After I was cheerfully greeted in the lecture hall at Dennison, Warren and Mark (who was sporting a tee shirt that declared “Pħysics is Phun”) gave me a guided tour of their supply closets and work/storage area. Crisco and Kentucky bluegrass seed, vinegar and metal filings, beakers and balloons, a modified exercise bike, various gyroscopes and other things that spin and tip and explode and conduct electricity filled numerous tidy shelves.  It was a mad scientist’s wonderland! 

 

Warren is a U of M alum who has been working here since 1986.  Prior to that he spent time in the Air Force in cryptographic communications, and also did a stint in industry learning machining and electronics.  Mark, who joined the team 7 years ago, retired from 25 years of teaching high school Physics, Math, Astronomy, and Reading, and he also did time in industry.  All of this experience has given them the skills to create and assemble the components needed for each experiment.
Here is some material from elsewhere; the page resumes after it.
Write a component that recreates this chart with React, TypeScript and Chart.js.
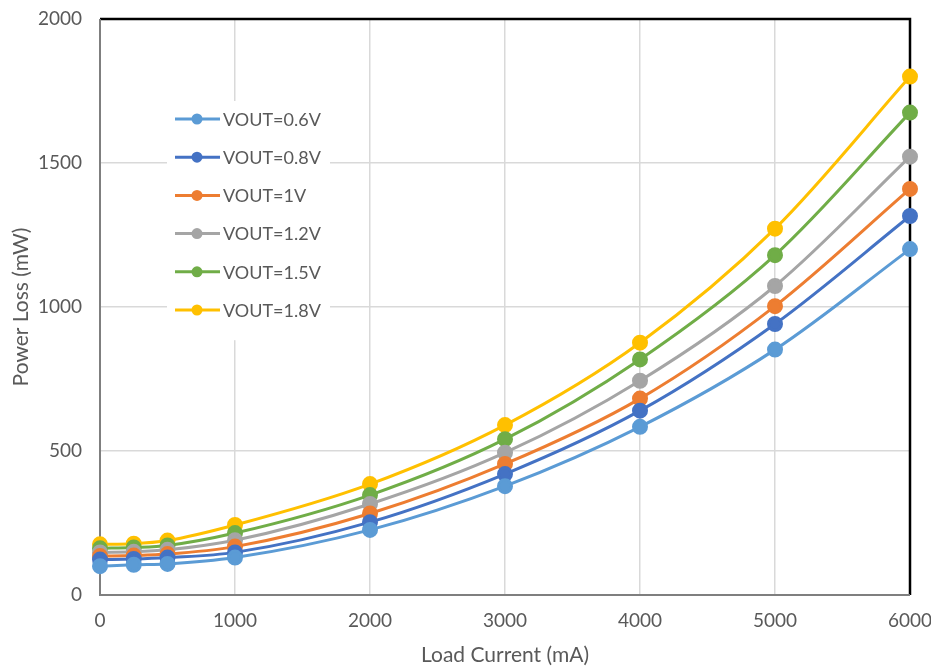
import React, { useEffect, useRef } from "react";
import { Chart, registerables } from "chart.js";

Chart.register(...registerables);

const loadCurrent = [0, 250, 500, 1000, 2000, 3000, 4000, 5000, 6000];
const seriesLabels = ["VOUT=0.6V", "VOUT=0.8V", "VOUT=1V", "VOUT=1.2V", "VOUT=1.5V", "VOUT=1.8V"];
const vout06 = [100, 105, 108, 130, 226, 378, 584, 852, 1201];
const vout08 = [123, 125, 130, 148, 253, 420, 640, 941, 1316];
const vout10 = [135, 137, 142, 168, 283, 455, 682, 1003, 1410];
const vout12 = [148, 150, 157, 190, 316, 494, 744, 1073, 1522];
const vout15 = [162, 165, 172, 215, 347, 541, 818, 1180, 1675];
const vout18 = [176, 178, 189, 243, 385, 590, 876, 1272, 1800];
const seriesColors = ["#5B9BD5", "#4472C4", "#ED7D31", "#A5A5A5", "#70AD47", "#FFC000"];
const xTicks = [0, 1000, 2000, 3000, 4000, 5000, 6000];
const yTicks = [0, 500, 1000, 1500, 2000];

const FONT = "Lato, 'Open Sans', sans-serif";
const TEXT = "#595959";

const frameLines = {
  id: "frameLines",
  beforeDatasetsDraw(chart: any) {
    const { ctx, chartArea } = chart;
    const { left, right, top, bottom } = chartArea;
    ctx.save();
    ctx.lineWidth = 2.5;
    ctx.strokeStyle = "#000000";
    ctx.beginPath();
    ctx.moveTo(left, top);
    ctx.lineTo(right, top);
    ctx.lineTo(right, bottom);
    ctx.stroke();
    ctx.strokeStyle = "#7F7F7F";
    ctx.lineWidth = 2;
    ctx.beginPath();
    ctx.moveTo(left, top);
    ctx.lineTo(left, bottom);
    ctx.lineTo(right, bottom);
    ctx.stroke();
    ctx.restore();
  },
};

const boxLegend = {
  id: "boxLegend",
  afterDatasetsDraw(chart: any) {
    const { ctx, chartArea } = chart;
    const x0 = chartArea.left + 67;
    const y0 = chartArea.top + 82;
    const rowH = 38.2;
    const n = chart.data.datasets.length;
    ctx.save();
    ctx.fillStyle = "#ffffff";
    ctx.fillRect(x0, y0, 163, rowH * n + 10);
    chart.data.datasets.forEach((ds: any, i: number) => {
      const cy = y0 + 18 + i * rowH;
      ctx.strokeStyle = ds.borderColor;
      ctx.lineWidth = 3;
      ctx.beginPath();
      ctx.moveTo(x0 + 8, cy);
      ctx.lineTo(x0 + 53, cy);
      ctx.stroke();
      ctx.fillStyle = ds.borderColor;
      ctx.beginPath();
      ctx.arc(x0 + 30, cy, 5.5, 0, Math.PI * 2);
      ctx.fill();
      ctx.fillStyle = TEXT;
      ctx.font = `18px ${FONT}`;
      ctx.textBaseline = "middle";
      ctx.textAlign = "left";
      ctx.fillText(ds.label, x0 + 56, cy + 1);
    });
    ctx.restore();
  },
};

export default function App() {
  const ref = useRef<HTMLCanvasElement | null>(null);

  useEffect(() => {
    if (!ref.current) return;
    const all = [vout06, vout08, vout10, vout12, vout15, vout18];
    const datasets = all.map((vals, i) => ({
      label: seriesLabels[i],
      data: vals.map((v, j) => ({ x: loadCurrent[j], y: v })),
      borderColor: seriesColors[i],
      backgroundColor: seriesColors[i],
      pointBackgroundColor: seriesColors[i],
      pointBorderColor: seriesColors[i],
      pointRadius: 6.5,
      pointHoverRadius: 6.5,
      borderWidth: 3,
      cubicInterpolationMode: "monotone" as const,
      clip: false as any,
    }));
    const chart = new Chart(ref.current, {
      type: "line",
      data: { datasets },
      options: {
        animation: false,
        responsive: true,
        maintainAspectRatio: false,
        layout: { padding: { left: 0, right: 21, top: 19, bottom: 0 } },
        plugins: {
          legend: { display: false },
          tooltip: { enabled: false },
        },
        scales: {
          x: {
            type: "linear",
            min: 0,
            max: 6000,
            afterFit: (s: any) => {
              s.height = 73;
              s.paddingLeft = 0;
              s.paddingRight = 0;
            },
            afterBuildTicks: (s: any) => {
              s.ticks = xTicks.map((v) => ({ value: v }));
            },
            grid: { color: "#D9D9D9", lineWidth: 1.5, drawTicks: false },
            border: { display: false },
            ticks: {
              color: TEXT,
              font: { family: FONT, size: 19 },
              padding: 14,
              maxRotation: 0,
              callback: (v: any) => String(v),
            },
            title: {
              display: true,
              text: "Load Current (mA)",
              color: TEXT,
              font: { family: FONT, size: 21 },
              padding: { top: 0, bottom: 0 },
            },
          },
          y: {
            type: "linear",
            min: 0,
            max: 2000,
            afterFit: (s: any) => {
              s.width = 100;
              s.paddingTop = 0;
              s.paddingBottom = 0;
            },
            afterBuildTicks: (s: any) => {
              s.ticks = yTicks.map((v) => ({ value: v }));
            },
            grid: { color: "#D9D9D9", lineWidth: 1.5, drawTicks: false },
            border: { display: false },
            ticks: {
              color: TEXT,
              font: { family: FONT, size: 19 },
              padding: 18,
              callback: (v: any) => String(v),
            },
            title: {
              display: true,
              text: "Power Loss (mW)",
              color: TEXT,
              font: { family: FONT, size: 21 },
              padding: { top: 9, bottom: 0 },
            },
          },
        },
      },
      plugins: [frameLines, boxLegend],
    });
    return () => chart.destroy();
  }, []);

  return (
    <div style={{ position: "absolute", left: 0, top: 0, width: 931, height: 668, background: "#fff" }}>
      <canvas ref={ref} />
    </div>
  );
}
They then teach the professor how to assemble and use the experiment for maximum effect.  Although they have had different jobs over the years, both of them love what they do here in the Physics demonstration lab.  In fact they had to really think hard when asked what they would do when they retired.  Mark has already retired from one career, and Warren actually laughed at the question.  It doesn’t seem as if either of them really wants to do anything other than this.  It’s not just a job; it’s a creative and exciting journey.

 

Their task is clear: prepare upwards of 30 interesting demonstrations each day to clearly and simply illustrate the basic principles of physics.   But it seems that their personal mission goes far beyond.   They want students to get fired up while learning how the world works.   They use common everyday items alongside scientific instruments to create thrilling sensory displays that explore and explain the physics of sound, electricity, motion, magnetism and more. The excitement they feel seems to radiate into the work of their hands.  They even give up 18 Saturdays during the fall and winter terms to put on the “Saturday Morning Physics” lectures which are free and open to the public.  I was very impressed with how excited both Warren and Mark are about the outreach programs the Physics Department is involved in.  With a twinkle in his eye Warren even treated me to a few demonstrations, and let me play for a moment with a water hammer.  Then there was the “Killer Capacitor”.  Designed and built in-house, it is one of their favorites.  It illustrates magnetic power, electrical influence, and so much more.  Watching an empty Coke can being blown into two pieces using only a magnetic field is pretty impressive.  

 

This is the kind of career fulfillment that we all hope to achieve someday.  To touch the lives of students, to have the respect and admiration of one’s peers, and to make a positive impact on the world at large are lofty goals that Warren and Mark seem to have achieved.  Even as a person who can barely add two numbers together I was convinced, Physics IS phun!